For me, this grove of abstract cedars expresses exactly how I feel about photographing nature. That being it is about the colors, texture, movement, forms, shapes and the feel of nature. The essences of nature. Early in the morning the lighting is so intense it made me stop, enjoy and be lost in the moment.
Specific Feedback Requested
I did some basic adjustments such as; converted to linear profile, highlights/shadows, some cloning, color grading and some texture/clarity in ACR. Then into PS for brightness/contrast. Does the composition work? Too heavy on the left side? The are a couple of blades of grass which are creating faint horizonal lines, which I cloned slightly, are they still distracting? Any other suggestions and comments are welcome.
Thanks Linda for this striking and energising image. It opens up whole avenues of expressive discussion. What we are experiencing in this image is the product of a technique, and processing, and care: But, none of that is in any way important.
We feel something and that feeling is a consequence of the 5 triggers;
Reds are brighter than greens, the energy gradient flows between these like high and low pressure weather systems. We get sucked into high pressure areas and feel ourselves rise up and ascend. Is the image about rising or falling?

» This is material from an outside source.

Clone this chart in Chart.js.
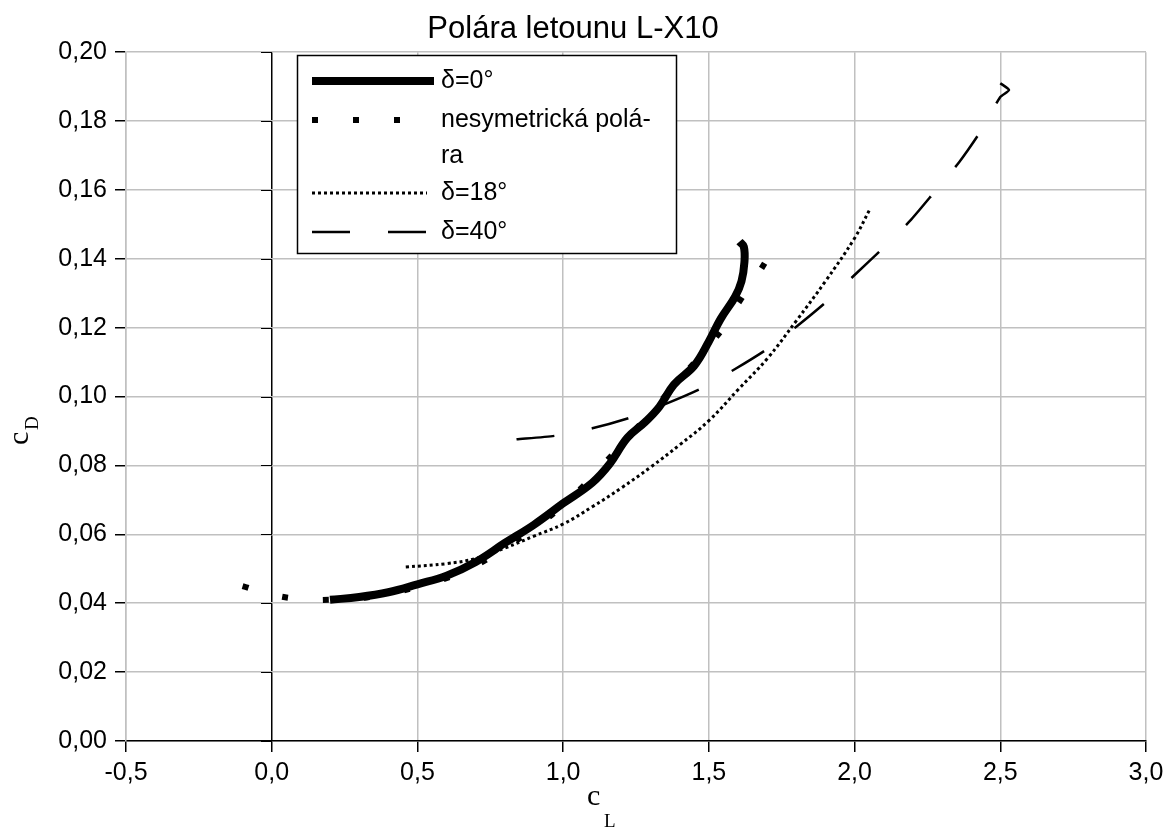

The geometry here is very important, in fact, in conjunction with the colour, delivers most of the emotional impact. Rotating this image to increase or decrease the angle of the diagonal changes its impact, changes its energy.
This is what I teach in my eBooks - the language of expression.
I wonder how much of that right hand side we need?
Thank, @Alister_Benn for taking the time to respond. I do realize I am posting this response past the time period allowed for the critique session, therefore I am not expecting a response, but did want to thank you and reply.
You have brought up many good questions and thoughts for me to ponder and yes, questions.
This comment I am curious about and will need to reflect on more.
Your next thought about the consequences of the triggers (being luminosity, contrast, colour, geometry and atmosphere) is totally spot on! The intensity of the colors, at precisely the right moment, is stunning. I chose the composition for its dynamic diagonal lines and the complimentary green background. I love the simplicity, as at least for me, helps to focus on the colors, textures and feeling of the moment, not where I am or what I am photographing.
When addressing the composition, or possibilities for cropping, I did consider a square crop, but my own need to retain at least some of the right side over took me. On reflection, I tried version half way in-between. That being, I removed 2" from the right side and 1" from the left. Then brought up the vibrancy in the green areas just slightly. I wanted the right side to have some weight but not out play the brighter red/orange.
As you’ve said, “lots to consider.” I am curious, again, how and what you mean by “technicalities of processing?” Does that imply the difficulties, time spent, loss of nature/natural feels when being too involved in processing? . . .as you said: “lots to consider!”
Alister, you have given me so much to think about, explore and wander around in this new expressive abstract arena and for that I thank you so much for your time, expertise and your thoughtful comments.
Hi Linda, there is no time limit on creativity! I’m here…
I think the reposted version at the bottom is superior to the original. It contains the same concept, but more concisely articulated.
Regarding the techniques etc.
This is not what people judge you on. Yes, you used lots of different techniques to achieve the aesthetic you presented, however, no-one cares if it took you 20 seconds or 20 hours. (that sounds harsh) but it is the aesthetic we engage with, not the process. Photographers love to obsess over technique and show how clever they are.
I knew a guy once who boated that he always used luminosity masks to process him images, bt they were a mess. He had no emotional sensitivity to the content and just ran roughshod over it.
Give me a sensitive heart over a technician any day.
FEEL IS EVERYTHING… Allow your emotions to drive.
PS< really do love the repost… keep your passion alive.
Thank you, Alister, for sharing your thoughts on this expressive photography adventure.
"Give me a sensitive heart . . . and “FEEL IS EVERYTHING… Allow your emotions to drive.” . . . are thoughts with which live in my gut and heart on a daily basis. I am still working on the “allowing” part. Thank you for your words of encouragement and I am glad you love the repost as well as I do.